Scripture quotations are from The Holy Bible, English Standard Version, copyright 2001 by Crossway Bibles, a division of Good News Publishers. Used by permission. All rights reserved. I sometimes take the liberty of inserting paragraph breaks where I deem them appropriate.

The Gospels as biographies

“[Rudolph] Bultmann led questers [for the historical Jesus] up another false trail by his strong assertion that ‘There is no historical-biographical interest in the Gospels’.

“The influence of this view, that the Gospels are not biographies of Jesus, persists to the present day. However, it is too little recalled that on this point Bultmann was reacting against the Liberal questers’ confidence that they could penetrate back into Jesus’ self-consciousness and could trace the development of his self-understanding as Messiah (messianic self-consciousness). …

“The original questers were attempting to write biographies on the model of the nineteenth-century biography, with its interest in the personal life and development of the biographical subject. So what Bultmann was actually decrying was the attempt to write a modern biography of Jesus.

“Since the 1970s, however, the question of the Gospels’ genre has come under increasingly close scrutiny, and it has become much clearer that the Gospels are in fact very similar in type to ancient biographies (Greek bioi; Latin vitae).

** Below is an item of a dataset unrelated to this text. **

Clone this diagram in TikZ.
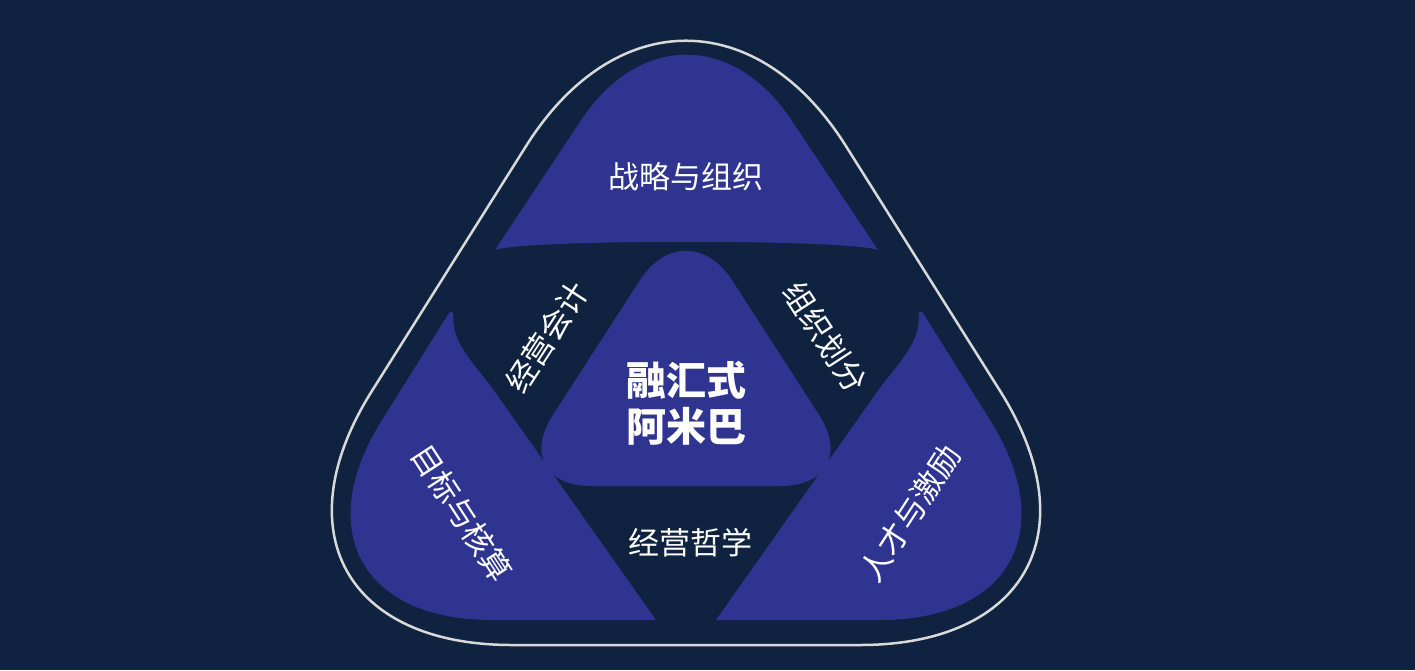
\documentclass[tikz,border=0pt]{standalone}
\usepackage{fontspec}
\newfontfamily\cjk{Noto Sans CJK SC}
\definecolor{bg}{HTML}{0F2340}
\definecolor{petal}{HTML}{2E3490}
\definecolor{rim}{HTML}{D9D9D9}
\tikzset{lbl/.style={text=white,font=\cjk\fontsize{31}{35}\selectfont,inner sep=0pt},
petalfill/.style={fill=petal}}
\begin{document}
\begin{tikzpicture}[x=1pt,y=-1pt]
\fill[bg] (0,0) rectangle (1415,670);
\useasboundingbox (0,0) rectangle (1415,670);
% outer rim
\draw[draw=rim,line width=2.5pt,rounded corners=300pt] (686,-108) -- (1160,645) -- (212,645) -- cycle;
% top petal
\fill[petalfill] (495,250) [rounded corners=190pt]-- (686,-38) [sharp corners]-- (878,250) .. controls (850,239) and (522,239) .. (495,250) -- cycle;
% left petal
\fill[petalfill] (656,620) [rounded corners=235pt]-- (257,620) [rounded corners=12pt]-- (454,305) [sharp corners] .. controls (452,340) and (470,360) .. (490,385) -- (656,620) -- cycle;
% right petal
\fill[petalfill] (716,620) [rounded corners=235pt]-- (1115,620) [rounded corners=12pt]-- (918,305) [sharp corners] .. controls (920,340) and (902,360) .. (882,385) -- (716,620) -- cycle;
% center
\fill[petalfill,rounded corners=85pt] (686,209) -- (865,486) -- (507,486) -- cycle;
\node[lbl] (a) at (686,177) {战略与组织};
\node[lbl,rotate=57] (b) at (547,337) {经营会计};
\node[lbl,rotate=-57] (c) at (825,337) {组织划分};
\node[lbl,rotate=-57] (d) at (462,513) {目标与核算};
\node[lbl,rotate=57] (e) at (910,513) {人才与激励};
\node[lbl] (f) at (690,543) {经营哲学};
\node[text=white,font=\cjk\bfseries\fontsize{40}{46}\selectfont,align=center,inner sep=0pt] (g) at (686,403) {融汇式\\阿米巴};
\end{tikzpicture}
\end{document}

“That is, their interest was not the modern one of analysing the subject’s inner life and tracing how an individual’s character developed over time. Rather, the ancient view was that character was fixed and unchanging; and the biographer’s concern was to portray the chosen subject’s character by narrating his words and deeds. Which is just what we find in the Synoptic (indeed all the canonical) Gospels, though not, it should be noted, in the other [apocryphal] Gospels now frequently drawn into the neo-Liberal quest.

“Moreover, it is clear that common purposes of ancient bioi were to provide examples for their readers to emulate, to give information about their subject, to preserve his memory, and to defend and promote his reputation. Here again the Gospels fit the broad genre remarkably well.

“Of course, it remains true that the Gospels were never simply biographical; they were propaganda; they were kerygma [proclamation intended to win converts]. But then neither were ancient biographies wholly dispassionate and objective (any more than modern biographies).

“In other words, the overlap between Gospel and ancient biography remains substantial and significant.”

— James Dunn, Jesus Remembered, pp. 184-85. I have broken up Dunn’s paragraphs to make this excerpt easier to read.